YOUR OBJECTIVE —
Restate the listing below word for word, omitting any images.

((

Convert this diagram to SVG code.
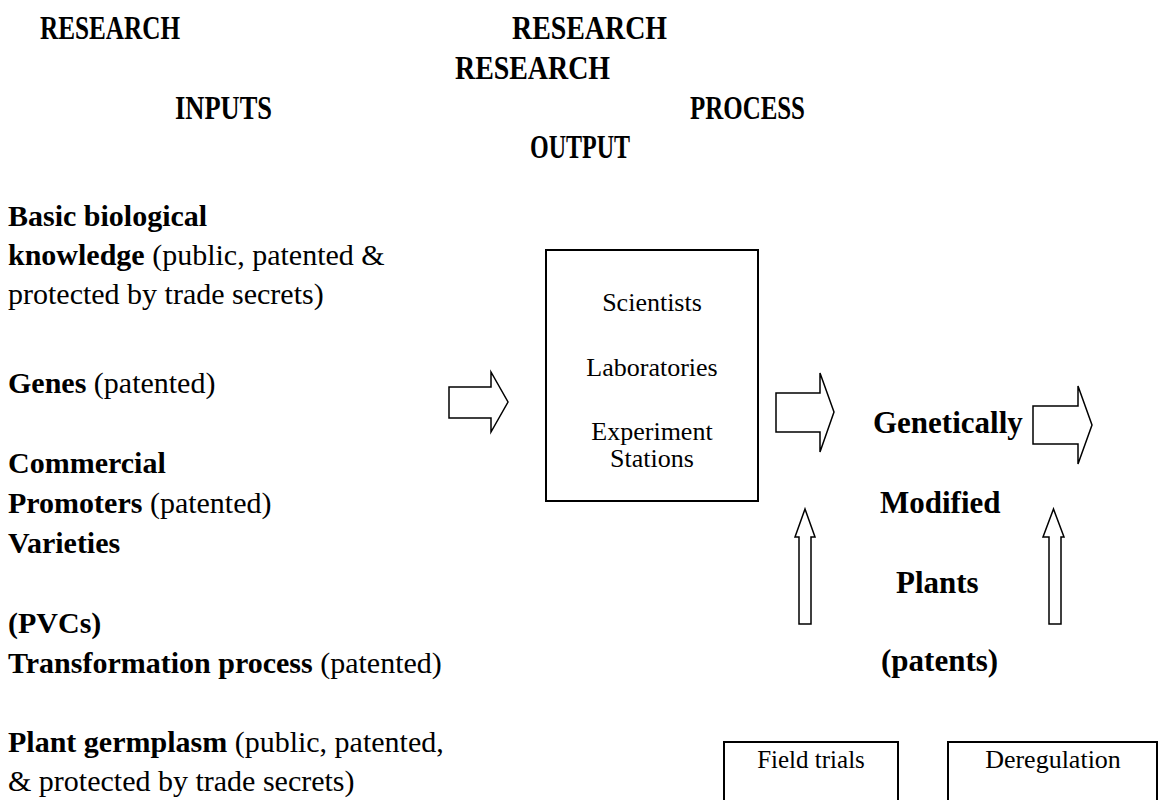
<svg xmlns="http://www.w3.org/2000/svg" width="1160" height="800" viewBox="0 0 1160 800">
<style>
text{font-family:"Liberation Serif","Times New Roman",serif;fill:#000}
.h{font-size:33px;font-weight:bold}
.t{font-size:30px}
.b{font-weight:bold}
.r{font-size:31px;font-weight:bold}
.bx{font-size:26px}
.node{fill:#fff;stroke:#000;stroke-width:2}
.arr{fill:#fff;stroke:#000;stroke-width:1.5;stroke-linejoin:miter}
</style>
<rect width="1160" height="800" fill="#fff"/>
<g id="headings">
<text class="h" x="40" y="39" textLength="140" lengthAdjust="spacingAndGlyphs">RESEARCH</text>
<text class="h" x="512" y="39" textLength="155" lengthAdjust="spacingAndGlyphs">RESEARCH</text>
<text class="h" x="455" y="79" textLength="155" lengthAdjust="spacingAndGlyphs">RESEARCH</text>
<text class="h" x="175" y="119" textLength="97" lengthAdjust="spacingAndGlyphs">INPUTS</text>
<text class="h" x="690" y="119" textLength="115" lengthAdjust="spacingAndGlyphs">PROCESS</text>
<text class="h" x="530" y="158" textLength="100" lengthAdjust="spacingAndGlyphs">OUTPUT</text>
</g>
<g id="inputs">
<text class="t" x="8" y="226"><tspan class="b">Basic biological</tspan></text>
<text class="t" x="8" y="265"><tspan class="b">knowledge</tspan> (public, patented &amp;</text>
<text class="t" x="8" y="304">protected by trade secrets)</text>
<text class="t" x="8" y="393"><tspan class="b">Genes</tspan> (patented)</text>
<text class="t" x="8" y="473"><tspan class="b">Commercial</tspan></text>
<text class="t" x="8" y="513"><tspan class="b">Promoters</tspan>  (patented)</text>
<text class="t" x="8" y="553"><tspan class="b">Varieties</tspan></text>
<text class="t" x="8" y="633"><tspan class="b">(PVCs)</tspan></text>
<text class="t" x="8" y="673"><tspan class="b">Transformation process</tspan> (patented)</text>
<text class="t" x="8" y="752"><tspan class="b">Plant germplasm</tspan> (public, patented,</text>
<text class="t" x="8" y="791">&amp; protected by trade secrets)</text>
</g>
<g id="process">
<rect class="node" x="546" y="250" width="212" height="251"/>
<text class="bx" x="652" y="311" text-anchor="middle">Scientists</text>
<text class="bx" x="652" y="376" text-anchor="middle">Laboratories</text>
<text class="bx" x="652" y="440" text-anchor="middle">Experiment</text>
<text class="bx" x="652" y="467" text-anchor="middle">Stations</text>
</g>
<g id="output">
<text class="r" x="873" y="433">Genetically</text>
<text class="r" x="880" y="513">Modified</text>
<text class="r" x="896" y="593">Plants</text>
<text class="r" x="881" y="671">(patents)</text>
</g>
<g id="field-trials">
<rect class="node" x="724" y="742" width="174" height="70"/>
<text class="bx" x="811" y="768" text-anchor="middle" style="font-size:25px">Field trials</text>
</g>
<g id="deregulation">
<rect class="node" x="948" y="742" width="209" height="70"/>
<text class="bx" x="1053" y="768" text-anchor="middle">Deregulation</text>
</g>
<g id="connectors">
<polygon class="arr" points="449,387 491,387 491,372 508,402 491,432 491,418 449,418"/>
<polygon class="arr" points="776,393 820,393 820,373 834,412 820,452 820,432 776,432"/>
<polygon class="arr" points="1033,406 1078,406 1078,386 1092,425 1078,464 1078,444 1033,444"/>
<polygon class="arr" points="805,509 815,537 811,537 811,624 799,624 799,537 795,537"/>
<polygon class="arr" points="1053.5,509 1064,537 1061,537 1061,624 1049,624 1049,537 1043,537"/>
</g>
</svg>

))

SOLUTION TO THE EXERCISE —
Convert this diagram to SVG code.
<svg xmlns="http://www.w3.org/2000/svg" width="1160" height="800" viewBox="0 0 1160 800">
<style>
text{font-family:"Liberation Serif","Times New Roman",serif;fill:#000}
.h{font-size:33px;font-weight:bold}
.t{font-size:30px}
.b{font-weight:bold}
.r{font-size:31px;font-weight:bold}
.bx{font-size:26px}
.node{fill:#fff;stroke:#000;stroke-width:2}
.arr{fill:#fff;stroke:#000;stroke-width:1.5;stroke-linejoin:miter}
</style>
<rect width="1160" height="800" fill="#fff"/>
<g id="headings">
<text class="h" x="40" y="39" textLength="140" lengthAdjust="spacingAndGlyphs">RESEARCH</text>
<text class="h" x="512" y="39" textLength="155" lengthAdjust="spacingAndGlyphs">RESEARCH</text>
<text class="h" x="455" y="79" textLength="155" lengthAdjust="spacingAndGlyphs">RESEARCH</text>
<text class="h" x="175" y="119" textLength="97" lengthAdjust="spacingAndGlyphs">INPUTS</text>
<text class="h" x="690" y="119" textLength="115" lengthAdjust="spacingAndGlyphs">PROCESS</text>
<text class="h" x="530" y="158" textLength="100" lengthAdjust="spacingAndGlyphs">OUTPUT</text>
</g>
<g id="inputs">
<text class="t" x="8" y="226"><tspan class="b">Basic biological</tspan></text>
<text class="t" x="8" y="265"><tspan class="b">knowledge</tspan> (public, patented &amp;</text>
<text class="t" x="8" y="304">protected by trade secrets)</text>
<text class="t" x="8" y="393"><tspan class="b">Genes</tspan> (patented)</text>
<text class="t" x="8" y="473"><tspan class="b">Commercial</tspan></text>
<text class="t" x="8" y="513"><tspan class="b">Promoters</tspan>  (patented)</text>
<text class="t" x="8" y="553"><tspan class="b">Varieties</tspan></text>
<text class="t" x="8" y="633"><tspan class="b">(PVCs)</tspan></text>
<text class="t" x="8" y="673"><tspan class="b">Transformation process</tspan> (patented)</text>
<text class="t" x="8" y="752"><tspan class="b">Plant germplasm</tspan> (public, patented,</text>
<text class="t" x="8" y="791">&amp; protected by trade secrets)</text>
</g>
<g id="process">
<rect class="node" x="546" y="250" width="212" height="251"/>
<text class="bx" x="652" y="311" text-anchor="middle">Scientists</text>
<text class="bx" x="652" y="376" text-anchor="middle">Laboratories</text>
<text class="bx" x="652" y="440" text-anchor="middle">Experiment</text>
<text class="bx" x="652" y="467" text-anchor="middle">Stations</text>
</g>
<g id="output">
<text class="r" x="873" y="433">Genetically</text>
<text class="r" x="880" y="513">Modified</text>
<text class="r" x="896" y="593">Plants</text>
<text class="r" x="881" y="671">(patents)</text>
</g>
<g id="field-trials">
<rect class="node" x="724" y="742" width="174" height="70"/>
<text class="bx" x="811" y="768" text-anchor="middle" style="font-size:25px">Field trials</text>
</g>
<g id="deregulation">
<rect class="node" x="948" y="742" width="209" height="70"/>
<text class="bx" x="1053" y="768" text-anchor="middle">Deregulation</text>
</g>
<g id="connectors">
<polygon class="arr" points="449,387 491,387 491,372 508,402 491,432 491,418 449,418"/>
<polygon class="arr" points="776,393 820,393 820,373 834,412 820,452 820,432 776,432"/>
<polygon class="arr" points="1033,406 1078,406 1078,386 1092,425 1078,464 1078,444 1033,444"/>
<polygon class="arr" points="805,509 815,537 811,537 811,624 799,624 799,537 795,537"/>
<polygon class="arr" points="1053.5,509 1064,537 1061,537 1061,624 1049,624 1049,537 1043,537"/>
</g>
</svg>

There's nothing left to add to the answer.